O.J. Simpson has been ordered to hand over any earnings from a private autograph-signing event to the mother of Ronald Goldman.
/ Source: The Associated Press

O.J. Simpson has been ordered to hand over any earnings from a private autograph-signing event to the mother of Ronald Goldman because of a civil verdict that found Simpson liable for his slaying.

Simpson, served with the court papers Saturday before he left the St. Louis suburb of Bridgeton, suggested he would not pay anything to Ronald Goldman’s mother, Sharon Rufo.

It was unclear whether any autographs were signed, however, since the organizer canceled the event before it began upon learning Rufo lived in the area.

Simpson said no money exchanged hands because the autograph signing was handled through a promoter in Florida.

Jack Pook, a sports memorabilia marketer who arranged the signing, declined to comment Sunday night.

Simpson was acquitted of murder charges in the 1994 stabbing deaths of his wife, Nicole Brown Simpson, and her friend Goldman. A civil jury in 1997 held the former football star liable for the killings and ordered him to pay the victims’ survivors $33.5 million.

Rufo, who lives in St. Louis County, says in Circuit Court documents that she has not collected any of her $1.27 million portion of the settlement.

On Saturday, Simpson told St. Louis television station KTVI that jurors in his criminal trial “said I was innocent.”

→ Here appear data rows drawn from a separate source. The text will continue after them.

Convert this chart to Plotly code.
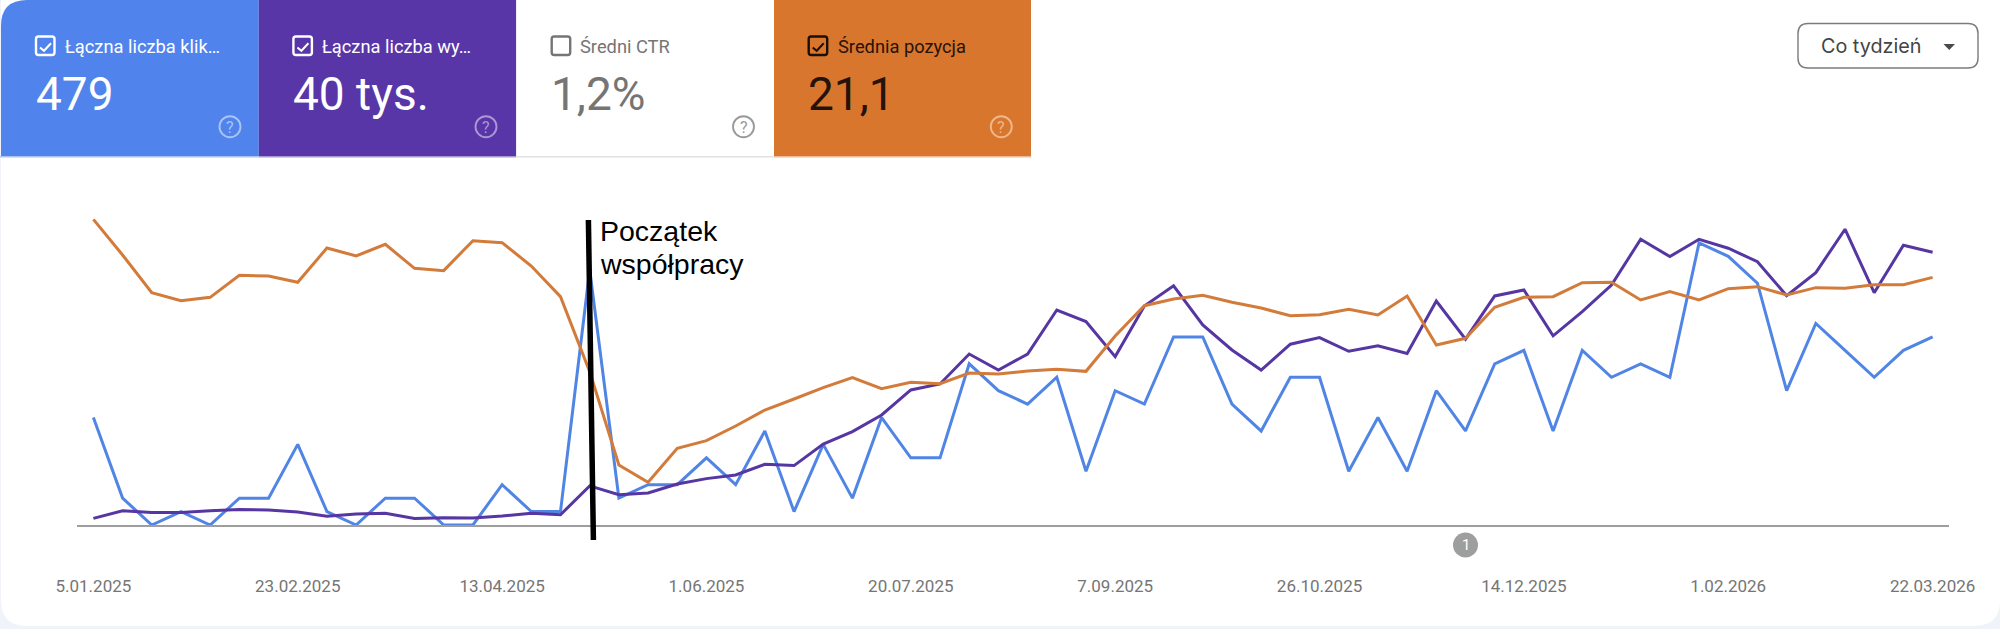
import pandas as pd
import plotly.graph_objects as go

# Data
weeks = pd.date_range("2025-01-05", periods=64, freq="7D")
clicks = [8, 2, 0, 1, 0, 2, 2, 6, 1, 0,
          2, 2, 0, 0, 3, 1, 1, 19, 2, 3,
          3, 5, 3, 7, 1, 6, 2, 8, 5, 5,
          12, 10, 9, 11, 4, 10, 9, 14, 14, 9,
          7, 11, 11, 4, 8, 4, 10, 7, 12, 13,
          7, 13, 11, 12, 11, 21, 20, 18, 10, 15,
          13, 11, 13, 14]
impressions = [31, 67, 59, 59, 67, 73, 70, 61, 41, 51,
               55, 30, 34, 33, 42, 55, 48, 183, 142, 150,
               192, 217, 234, 284, 278, 379, 437, 515, 632, 660,
               800, 725, 800, 1006, 952, 788, 1025, 1119, 936, 819,
               725, 846, 877, 813, 839, 803, 1048, 870, 1072, 1100,
               885, 998, 1123, 1337, 1256, 1337, 1295, 1232, 1073, 1181,
               1384, 1087, 1309, 1276]
position = [6.4, 11.75, 17.4, 18.6, 18.1, 14.8, 14.9, 15.85, 10.7, 11.9,
            10.15, 13.75, 14.1, 9.6, 9.9, 13.4, 18, 29.25, 43.25, 45.85,
            40.75, 39.6, 37.4, 35, 33.35, 31.65, 30.15, 31.8, 30.85, 31.05,
            29.45, 29.6, 29.15, 28.9, 29.2, 23.9, 19.35, 18.35, 17.8, 18.85,
            19.7, 20.85, 20.7, 19.9, 20.75, 17.9, 25.25, 24.25, 19.6, 18.1,
            18, 15.9, 15.85, 18.5, 17.25, 18.5, 16.8, 16.5, 17.75, 16.65,
            16.75, 16.2, 16.2, 15.1]
tick_labels = ["5.01.2025", "23.02.2025", "13.04.2025", "1.06.2025", "20.07.2025",
               "7.09.2025", "26.10.2025", "14.12.2025", "1.02.2026", "22.03.2026"]
card_titles = ["Łączna liczba klik…", "Łączna liczba wy…", "Średni CTR", "Średnia pozycja"]
card_values = ["479", "40 tys.", "1,2%", "21,1"]
card_checked = [True, True, False, True]

# Page geometry (pixels)
W, H = 2000, 629
ML, MR, MT, MB = 77, 51, 210, 104


def X(px):
    return (px - ML) / (W - ML - MR)


def Y(py):
    return (H - MB - py) / (H - MT - MB)


def rounded(x0, y0, x1, y1, r):
    return (f"M{X(x0 + r)},{Y(y0)} L{X(x1 - r)},{Y(y0)} Q{X(x1)},{Y(y0)} {X(x1)},{Y(y0 + r)} "
            f"L{X(x1)},{Y(y1 - r)} Q{X(x1)},{Y(y1)} {X(x1 - r)},{Y(y1)} "
            f"L{X(x0 + r)},{Y(y1)} Q{X(x0)},{Y(y1)} {X(x0)},{Y(y1 - r)} "
            f"L{X(x0)},{Y(y0 + r)} Q{X(x0)},{Y(y0)} {X(x0 + r)},{Y(y0)} Z")


def label(px, py, text, size, color, anchor="left", family="Roboto"):
    return dict(xref="paper", yref="paper", x=X(px), y=Y(py), text=text, showarrow=False,
                xanchor=anchor, yanchor="middle", font=dict(family=family, size=size, color=color))


BLUE = "#5084ec"
PURPLE = "#5936a8"
ORANGE = "#d9762d"
card_fill = [BLUE, PURPLE, "#ffffff", ORANGE]
card_line = ["#a9c3f5", "#ab97d3", "#e2e2e2", "#ecbb95"]
card_text = ["#ffffff", "#ffffff", "#757575", "#25130a"]
box_color = ["#ffffff", "#ffffff", "#757575", "#1c0f08"]
help_color = ["#a9c3f5", "#ab97d3", "#9a9a9a", "#efb78c"]
card_x = [0, 258.8, 516.3, 774, 1031]
box_x = [36, 293.4, 551.7, 808.7]
title_x = [63, 319.5, 577.5, 835.5]
help_x = [230, 486, 743.5, 1001.3]

shapes = [dict(type="path", xref="paper", yref="paper", layer="below",
               path=rounded(1, -30, 2000, 626, 26), fillcolor="#ffffff", line_width=0)]
annotations = []
for i in range(4):
    x0 = card_x[i]
    x1 = card_x[i + 1]
    if i == 0:
        # first card follows the rounded corner of the panel
        path = (f"M{X(1)},{Y(156)} L{X(1)},{Y(26)} Q{X(1)},{Y(0)} {X(27)},{Y(0)} "
                f"L{X(x1)},{Y(0)} L{X(x1)},{Y(156)} Z")
        shapes.append(dict(type="path", xref="paper", yref="paper", layer="below",
                           path=path, fillcolor=card_fill[i], line_width=0))
    else:
        shapes.append(dict(type="rect", xref="paper", yref="paper", layer="below",
                           x0=X(x0), x1=X(x1), y0=Y(156), y1=Y(0),
                           fillcolor=card_fill[i], line_width=0))
    shapes.append(dict(type="rect", xref="paper", yref="paper", layer="below",
                       x0=X(x0), x1=X(x1), y0=Y(157.5), y1=Y(156),
                       fillcolor=card_line[i], line_width=0))
    bx = box_x[i]
    shapes.append(dict(type="path", xref="paper", yref="paper",
                       path=rounded(bx, 36.5, bx + 18.5, 55, 2.5),
                       line=dict(color=box_color[i], width=2.4)))
    if card_checked[i]:
        shapes.append(dict(type="path", xref="paper", yref="paper",
                           path=(f"M{X(bx + 4)},{Y(47.5)} L{X(bx + 8)},{Y(50.8)} "
                                 f"L{X(bx + 15)},{Y(43.3)}"),
                           line=dict(color=box_color[i], width=2)))
    annotations.append(label(title_x[i], 46.5, card_titles[i], 18.3, card_text[i]))
    annotations.append(label(bx - 2.5, 94, card_values[i], 46, card_text[i]))
    hx = help_x[i]
    shapes.append(dict(type="circle", xref="paper", yref="paper",
                       x0=X(hx - 10.5), x1=X(hx + 10.5), y0=Y(137.2), y1=Y(116.2),
                       line=dict(color=help_color[i], width=1.9)))
    annotations.append(label(hx, 127, "?", 16, help_color[i], anchor="center"))

# Period dropdown
shapes.append(dict(type="path", xref="paper", yref="paper",
                   path=rounded(1798, 23.5, 1978, 68, 10), fillcolor="#ffffff",
                   line=dict(color="#7b7b7b", width=1.4)))
shapes.append(dict(type="path", xref="paper", yref="paper",
                   path=f"M{X(1943.5)},{Y(44)} L{X(1955)},{Y(44)} L{X(1949.2)},{Y(50)} Z",
                   fillcolor="#4a4a4a", line_width=0))
annotations.append(label(1871, 46, "Co tydzień", 19.8, "#444444", anchor="center", family="Inter"))

# Hand-drawn marker and its note
shapes.append(dict(type="line", xref="paper", yref="paper", x0=X(588.4), y0=Y(220),
                   x1=X(593.4), y1=Y(540), line=dict(color="#000000", width=5.5)))
annotations.append(label(597.5, 230.5, "Początek", 28.5, "#000000", family="Liberation Sans"))
annotations.append(label(597.5, 264, "współpracy", 28.5, "#000000", family="Liberation Sans"))

# Annotation badge under the axis
shapes.append(dict(type="circle", xref="paper", yref="paper", x0=X(1453), x1=X(1478),
                   y0=Y(557.5), y1=Y(532.5), fillcolor="#9e9e9e", line_width=0))
annotations.append(label(1465.5, 545, "1", 15, "#ffffff", anchor="center"))

fig = go.Figure()
fig.add_trace(go.Scatter(x=weeks, y=clicks, mode="lines", name="Kliknięcia", yaxis="y",
                         line=dict(color="#5085e6", width=3)))
fig.add_trace(go.Scatter(x=weeks, y=position, mode="lines", name="Pozycja", yaxis="y3",
                         line=dict(color="#d27b3a", width=3)))
fig.add_trace(go.Scatter(x=weeks, y=impressions, mode="lines", name="Wyświetlenia", yaxis="y2",
                         line=dict(color="#5636a2", width=3)))

hidden = dict(visible=False, showgrid=False, zeroline=False)
fig.update_layout(
    width=W, height=H, margin=dict(l=ML, r=MR, t=MT, b=MB),
    paper_bgcolor="#f0f4fa", plot_bgcolor="rgba(0,0,0,0)", showlegend=False,
    xaxis=dict(range=[weeks[0] - pd.Timedelta(days=3.93), weeks[-1] + pd.Timedelta(days=3.93)],
               tickvals=list(weeks[::7]), ticktext=tick_labels, showgrid=False, zeroline=False,
               showline=True, linecolor="#9e9e9e", linewidth=1.5,
               ticks="outside", ticklen=45, tickcolor="rgba(0,0,0,0)",
               tickfont=dict(family="Roboto", size=17, color="#757575")),
    yaxis=dict(range=[0, 23.45], **hidden),
    yaxis2=dict(range=[0, 1474], overlaying="y", **hidden),
    yaxis3=dict(range=[52.25, 5], overlaying="y", **hidden),
    shapes=shapes, annotations=annotations,
)

fig.write_html("out.html", config=dict(displayModeBar=False),
               post_script="document.body.style.margin='0';")
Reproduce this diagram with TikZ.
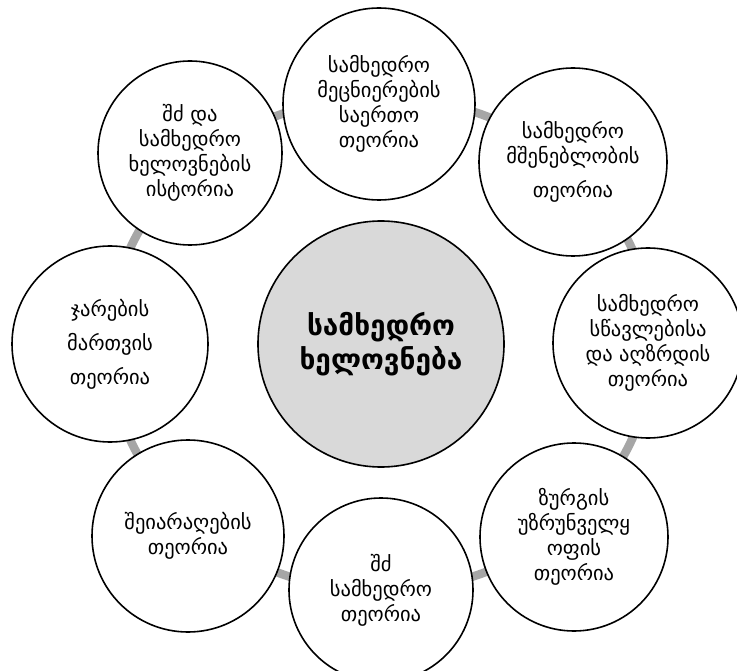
\documentclass[tikz,border=0pt]{standalone}
\usepackage{fontspec}
\setmainfont{DejaVu Sans}
\begin{document}
\begin{tikzpicture}[x=1pt,y=-1pt,
  ringline/.style={draw=black!35, line width=8.5pt},
  outer/.style={circle, draw=black, line width=1.6pt, fill=white, minimum size=#1, inner sep=0pt, align=center, font=\fontsize{20.5}{25}\selectfont},
  hub/.style={circle, draw=black, line width=1.6pt, fill=black!15, minimum size=246pt, inner sep=0pt, align=center, font=\fontsize{28}{34}\selectfont\bfseries}]
\useasboundingbox (0,0) rectangle (737,671);
\coordinate (c) at (381,344);
\draw[ringline] (c) ellipse [x radius=272pt, y radius=247pt];
\node[hub] (hubnode) at (381,344) {სამხედრო\\ხელოვნება};
\node[outer=192pt] (n1) at (379,104) {სამხედრო\\მეცნიერების\\საერთო\\თეორია};
\node[outer=188pt] (n2) at (573,162) {სამხედრო\\მშენებლობის\\[9pt]თეორია};
\node[outer=190pt] (n3) at (648,343) {სამხედრო\\სწავლებისა\\და აღზრდის\\თეორია};
\node[outer=188pt] (n4) at (574,537) {ზურგის\\უზრუნველყ\\ოფის\\თეორია};
\node[outer=184pt] (n5) at (381,590) {შძ\\სამხედრო\\თეორია};
\node[outer=192pt] (n6) at (188,536) {შეიარაღების\\თეორია};
\node[outer=196pt] (n7) at (110,344) {ჯარების\\[9pt]მართვის\\[9pt]თეორია};
\node[outer=184pt] (n8) at (190,153) {შძ და\\სამხედრო\\ხელოვნების\\ისტორია};
\end{tikzpicture}
\end{document}
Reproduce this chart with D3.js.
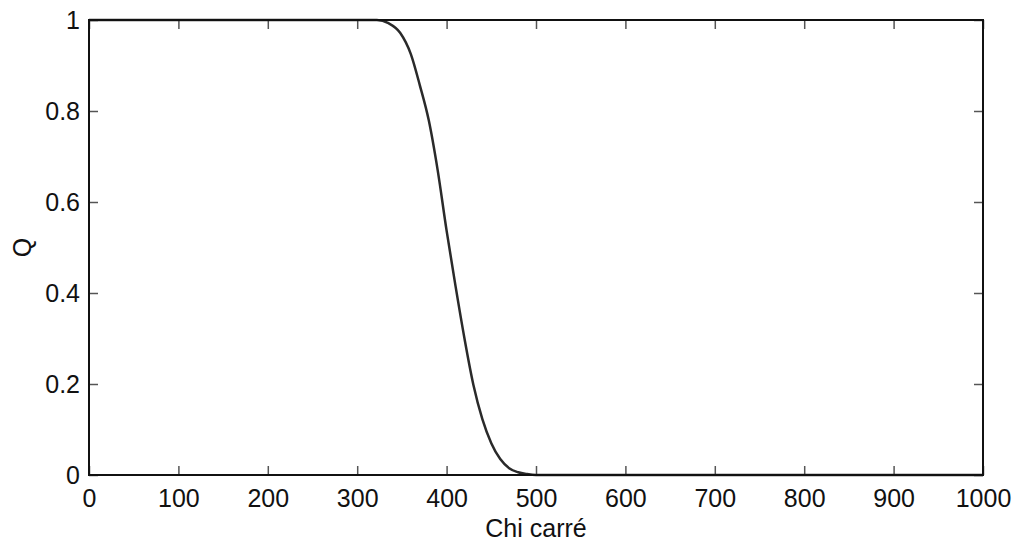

“I will do what the law says, but outside of that, I wouldn’t go out of my way to give them a dime,” he said of family members of his late wife and Goldman.

Rufo’s attorney, Katharyn Davis, and a sheriff’s deputy served Simpson a court order after tracking him down at a Bridgeton hotel.

Davis said she was confident the order will lead to some reimbursement for her client.

“His assistant told me nobody cares about this any more. I told O.J. and his assistant that I would personally make sure there was a writ against him in every state in this country,” Davis said.